Last year when I went ice skating we went to Central Park, which I'd never done before and always seemed like one of those things one should do, although like everything else in this world, it's nothing like the movies. This year we decided to go up to the Pond at Bryant Park because it's closer and easier to get to although not as picturesque. As it turns out it was also cheaper, and had a better behaved crowd which was nice of course.

  • Skating outside is one of the good things in life.
  • The weather was beautiful.
  • We got there early enough that it wasn't too too crowded at the beginning.

  • The rental skates were super uncomfortable and so dull they skidded across the ice. I had my own skates when I was a kid because we lived three minutes from a community center that was an ice rink at the time (no longer) and it was soooo much better.
  • The hot chocolate they sell there is beyond bad.
So overall, a nice day. :)

Wednesday, January 09, 2008


For reasons unbeknownst to me, we here at Your Paper Boats have been getting a lot of traffic this month. And by a lot I mean more than 10 visitors a day. And it only took us a year and a couple months to reach this point. Surely this must be one of the fastest growing blogs on the world wide web! We're so proud of ourself that we feel the need to use the royal "we."

Seriously though, I am getting more visitors then I normally do (which doesn't take much) and I haven't been posting all that regularly, and my posts have included silly pet pictures, so I'm not sure what people are actually reading here. But in an effort to entertain whoever is stopping or stumbling by, here are some epigrams by Martial (taken from Norton's World Poetry anthology). Because there's nothing like an insulting poem to give your day that extra zing.

trans. Kenneth Rexroth
You are a stool pidgeon and,
A slanderer, a pimp and
A cheat, a pederast and
A troublemaker. I can't
Understand, Vacerra, why
You don't have more money.

trans. William Matthews
Surrounded by eunuchs and limp as a tissue,
Alma blames hi Pollia for bearing no issue.

trans. Fred Chappell
You've planted seven wealthy husbands
........While the bodies were still warm.
You own, Chloe, what I'd call
........A profit-making farm.

Sunday, January 06, 2008

Sweeney Todd

I've never seen the musical of Sweeney Todd but I like Sondheim so I was looking forward to the Tim Burton directed movie version. Anyway, I thought it was a good and entertaining night at the movies, although the movie falls well short of greatness. I don't have all that much to say, and it's not that I didn't like the movie, because I did, but the theater version is funnier right? Or something-er? Because the movie is pretty unrelentingly dark. And while I admire Burton's ability to create an aesthetically consistent world, I'm not sure what making an entirely dark musical about an entirely dark subject and then filming it in an entirely dark way does for the viewer. A bit more black humor would have gone a long way and I can only assume that the actual musical had said humor. And maybe a portrayal of Todd that was a bit more nuanced? I would have liked that too.

Family Pets

One of my favorite parts of going to visit my parents is getting to see the pets. The senior member of the menagerie is our crotchety, half-feral cat, Topaz.

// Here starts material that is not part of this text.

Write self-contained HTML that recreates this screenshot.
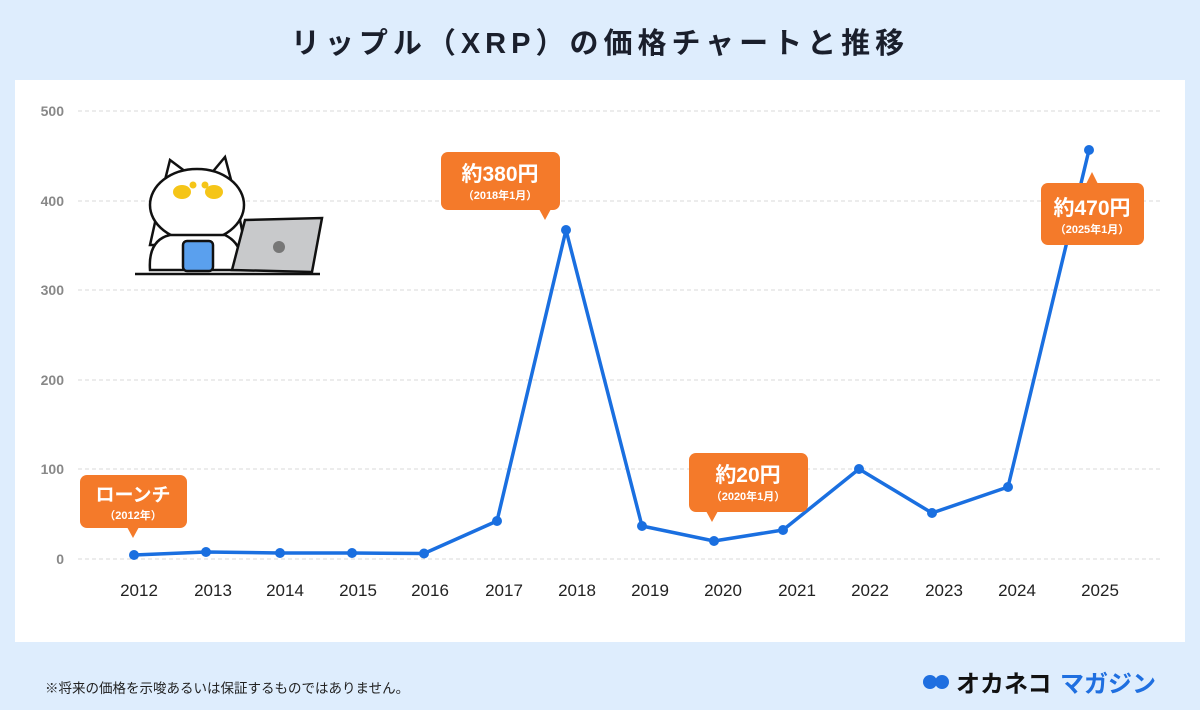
<!DOCTYPE html>
<html><head><meta charset="utf-8"><style>
body{margin:0;width:1200px;height:710px;background:#deedfd;font-family:"Liberation Sans","Noto Sans CJK JP",sans-serif;position:relative;overflow:hidden}
.t{position:absolute;top:20px;left:0;width:1200px;text-align:center;font-size:29px;font-weight:bold;color:#1a1f2c;letter-spacing:5px}
.p{position:absolute;left:15px;top:80px;width:1170px;height:562px;background:#fff}
.n{position:absolute;left:45px;top:677px;font-size:13.5px;color:#222}
</style></head><body>
<div class="t">リップル（XRP）の価格チャートと推移</div>
<div class="p"></div>
<svg width="1200" height="710" style="position:absolute;left:0;top:0" font-family="Liberation Sans, Noto Sans CJK JP, sans-serif">
<g stroke="#d8d8d8" stroke-dasharray="4,3">
<line x1="78" x2="1160" y1="111" y2="111"/><line x1="78" x2="1160" y1="201" y2="201"/><line x1="78" x2="1160" y1="290" y2="290"/><line x1="78" x2="1160" y1="380" y2="380"/><line x1="78" x2="1160" y1="469" y2="469"/><line x1="78" x2="1160" y1="559" y2="559"/>
</g>
<g fill="#888" font-size="14" font-weight="bold" text-anchor="end">
<text x="64" y="116">500</text><text x="64" y="206">400</text><text x="64" y="295">300</text><text x="64" y="385">200</text><text x="64" y="474">100</text><text x="64" y="564">0</text>
</g>
<g fill="#222" font-size="17" text-anchor="middle">
<text x="139" y="596">2012</text><text x="213" y="596">2013</text><text x="285" y="596">2014</text><text x="358" y="596">2015</text><text x="430" y="596">2016</text><text x="504" y="596">2017</text><text x="577" y="596">2018</text><text x="650" y="596">2019</text><text x="723" y="596">2020</text><text x="797" y="596">2021</text><text x="870" y="596">2022</text><text x="944" y="596">2023</text><text x="1017" y="596">2024</text><text x="1100" y="596">2025</text>
</g>
<polyline fill="none" stroke="#1a6fe0" stroke-width="3.5" stroke-linejoin="round" points="134,555 206,552 280,553 352,553 424,553.5 497,521 566,230 642,526 714,541 783,530 859,469 932,513 1008,487 1089,150"/>
<g fill="#1a6fe0">
<circle cx="134" cy="555" r="5"/><circle cx="206" cy="552" r="5"/><circle cx="280" cy="553" r="5"/><circle cx="352" cy="553" r="5"/><circle cx="424" cy="553.5" r="5"/><circle cx="497" cy="521" r="5"/><circle cx="566" cy="230" r="5"/><circle cx="642" cy="526" r="5"/><circle cx="714" cy="541" r="5"/><circle cx="783" cy="530" r="5"/><circle cx="859" cy="469" r="5"/><circle cx="932" cy="513" r="5"/><circle cx="1008" cy="487" r="5"/><circle cx="1089" cy="150" r="5"/>
</g>
<g fill="#f47a2a">
<rect x="80" y="475" width="107" height="53" rx="7"/><polygon points="127,527 139,527 133,538"/>
<rect x="441" y="152" width="119" height="58" rx="7"/><polygon points="539,209 551,209 545,220"/>
<rect x="689" y="453" width="119" height="59" rx="7"/><polygon points="706,511 718,511 712,522"/>
<rect x="1041" y="183" width="103" height="62" rx="7"/><polygon points="1086,184 1098,184 1092,172"/>
</g>
<g fill="#fff" text-anchor="middle" font-weight="bold">
<text x="133" y="501" font-size="19">ローンチ</text><text x="133" y="519" font-size="11">（2012年）</text>
<text x="500" y="181" font-size="21">約380円</text><text x="500" y="199" font-size="11">（2018年1月）</text>
<text x="748" y="482" font-size="21">約20円</text><text x="748" y="500" font-size="11">（2020年1月）</text>
<text x="1092" y="215" font-size="21">約470円</text><text x="1092" y="233" font-size="11">（2025年1月）</text>
</g>
<g stroke="#111" stroke-width="2.5" fill="#fff">
<path d="M150,245 L160,200 L170,160 L190,175 L210,175 L225,157 L235,195 L245,245 Z"/>
<ellipse cx="197" cy="205" rx="47" ry="36"/>
<path d="M150,270 Q148,240 170,235 L225,235 Q245,245 240,270 Z"/>
<rect x="183" y="241" width="30" height="30" rx="4" fill="#5aa0ee"/>
<path d="M232,270 L245,220 L322,218 L312,272 Z" fill="#c8c9cb"/>
<line x1="135" y1="274" x2="320" y2="274"/>
</g>
<g fill="#f5c518"><ellipse cx="182" cy="192" rx="9" ry="7"/><ellipse cx="214" cy="192" rx="9" ry="7"/><circle cx="193" cy="185" r="3.5"/><circle cx="205" cy="185" r="3.5"/></g>
<circle cx="279" cy="247" r="6" fill="#777"/>
<g fill="#1f6fe0"><circle cx="930" cy="682" r="7"/><circle cx="942" cy="682" r="7"/></g>
<text x="956" y="692" font-size="24" font-weight="bold" fill="#111">オカネコ</text>
<text x="1060" y="692" font-size="24" font-weight="bold" fill="#1f6fe0">マガジン</text>
</svg>
<div class="n">※将来の価格を示唆あるいは保証するものではありません。</div>
</body></html>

She's had a rough year, largely due to this interloper.
Darth is pretty much a big teddy bear, at least with humans, and probably one of the few cats on the planet who could put up with my brother.

The real fun of seeing the pets though, is the family dog, Honey. She edging up on 10 years old and her health is not so good. She's always had health problems so this really isn't a surprise, but we worry over her. You really couldn't ask for a better, or friendlier dog.

And in case you're wondering, the picture directly above is totally the reason for this inane post.

Wednesday, January 02, 2008

Ice Bowl

As usual I'm a bad blogger writing way after everyone posts their Ice Bowl blogs and without much of anything insightful to say. The sentiments I'm about to express have already been stated eloquently in posts on BfloBlog and The Willful Caboose, as well as numerous other Sabres blogs. But hey, it's the most exciting event I've been to in ages--probably ever--so I have to try, right?

My outdoor game saga began when I left our tickets in New York upon flying to Buffalo. Needing my roommate to FedEx the tickets--after confiscating our ballet tickets for safekeeping--wasn't the most auspicious start, but fortunately they arrived smoothly and it was uphill from there.

I'm the daughter of a hyper-organized man who truly took his years in the Boy Scouts to heart, so to avoid haranguing, I laid at enough clothing the night before to go exploring in the Arctic.

And in the morning we went off, first to a tailgate party and then to the stadium itself. They had a nice little area set up outside the stadium where there were these large blow-ups, an ice sculpture, a [product placement] green screen, and a stage where a band was playing.
We got in and to our seats a bit before the anthems. Or in the case of this game, O Canada followed by God Bless America. Which I'm not against per se, although I can deal without the God stuff. But it's singable which makes it nice for the crowd.

And then the game began. Not well, but it began. And it continued through stoppages of play and bad weather. I'm not sure how well it came off on TV--I assume the ice-fixing stoppages were less than captivating--but being there it didn't really matter.

I know there will be many better crowd videos than mine, and I didn't capture a particularly interesting or exciting moment, but the following video will give you an idea of what the crowd looked and sounded like at a sort of average moment of the game (and no, that's definitely not my voice you hear):

At the end of the day, it didn't much matter that the Sabres lost or that the actual hockey was less than spectacular due to the conditions. It was a unforgettable experience in an incredible atmosphere and I feel so, so fortunate to have been at Ralph Wilson with my parents and to have taken part in the event.
Before the game began the woman sitting next to my family said to someone sitting a few seats away, "Where would you want to be other than here? NOWHERE!" In the spectacularly long game recap comments thread over at IPB, Gambler of Desperation Hockey quoted Marv Levy saying, "Where else would you rather be than right here, right now?" And I think that's a feeling that was shared by most of the 71,000+ in attendance yesterday afternoon. We were lucky to be there, watching this wonderful sport outdoors on a snowy winter day, with thousands of people from our community who felt just the same as we did. Yesterday, I was happy to be a Sabres fan and happy to be a hockey fan. But above all that, I was so very proud to have grown up in Buffalo. It was a fantastic way to start the new year.